Then again, California has low property taxes, relatively low food costs for good quality food, and a climate amenable to solar energy. Coastal areas also have a climate that promotes low energy usage, so even if electricity is expensive, cost of living is kept under control.
It’s not all bad. Also betting that for every person leaving, there’s another coming in either from further east or from abroad. Same deal with people whinging being people leaving NYC or NJ. The replacement rate (mostly from abroad) is good enough to not cause a population loss.[/quote]
The problem is you only have low property taxes IF you bought a long time ago. This is why all my family/relatives have no incentive/plans to move since their highest expense (housing) is locked in at a very low rate with property tax rates from the 70s/80s…
However, take a look at it as a young professional recently graduated and working for 5 years making, say 60k or even 120k dual professional income in the bay area…
I don’t know prices anymore so I am guessing and someone can correct me, but ANY house in a good school district with say a mere 1000 sqft is probably well over 700k. That’s hard for someone making 200k+, let along a younger professional who has worked for say 5 years or so, who wants to get married, start a family, etc…to get into.

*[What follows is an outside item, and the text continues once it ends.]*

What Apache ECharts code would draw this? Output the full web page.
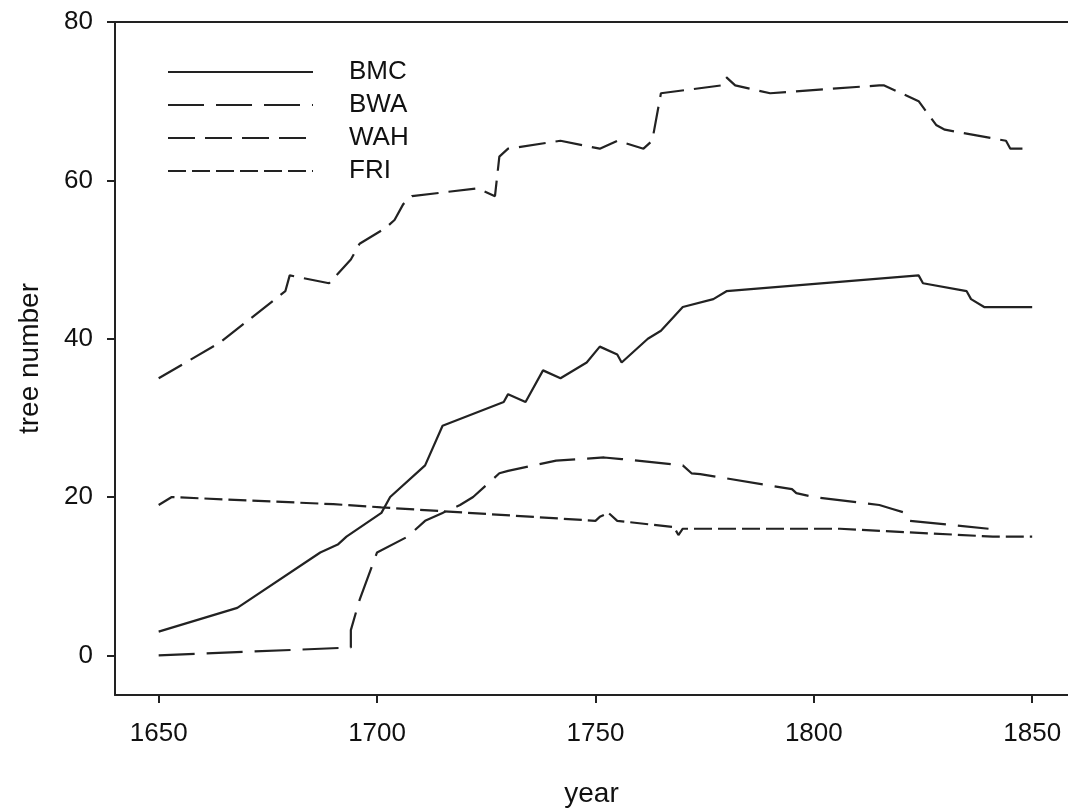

I think these are the people who should/will leave IMO since their taxes are high, can’t get a house to start a family in a good school district, and is the “middle-class” of old (the middle class now making household 45k are sorta in poverty IMO).
CA generally does have a lot of migration and second home purchases from people in China and Asia in general I think (asians like to live with other asians) so this helps with housing prices.
Some places in LA and UC Irvine I think is heavily at or near 50% asian already (which many people who aren’t asian tend to not like so more reasons to move).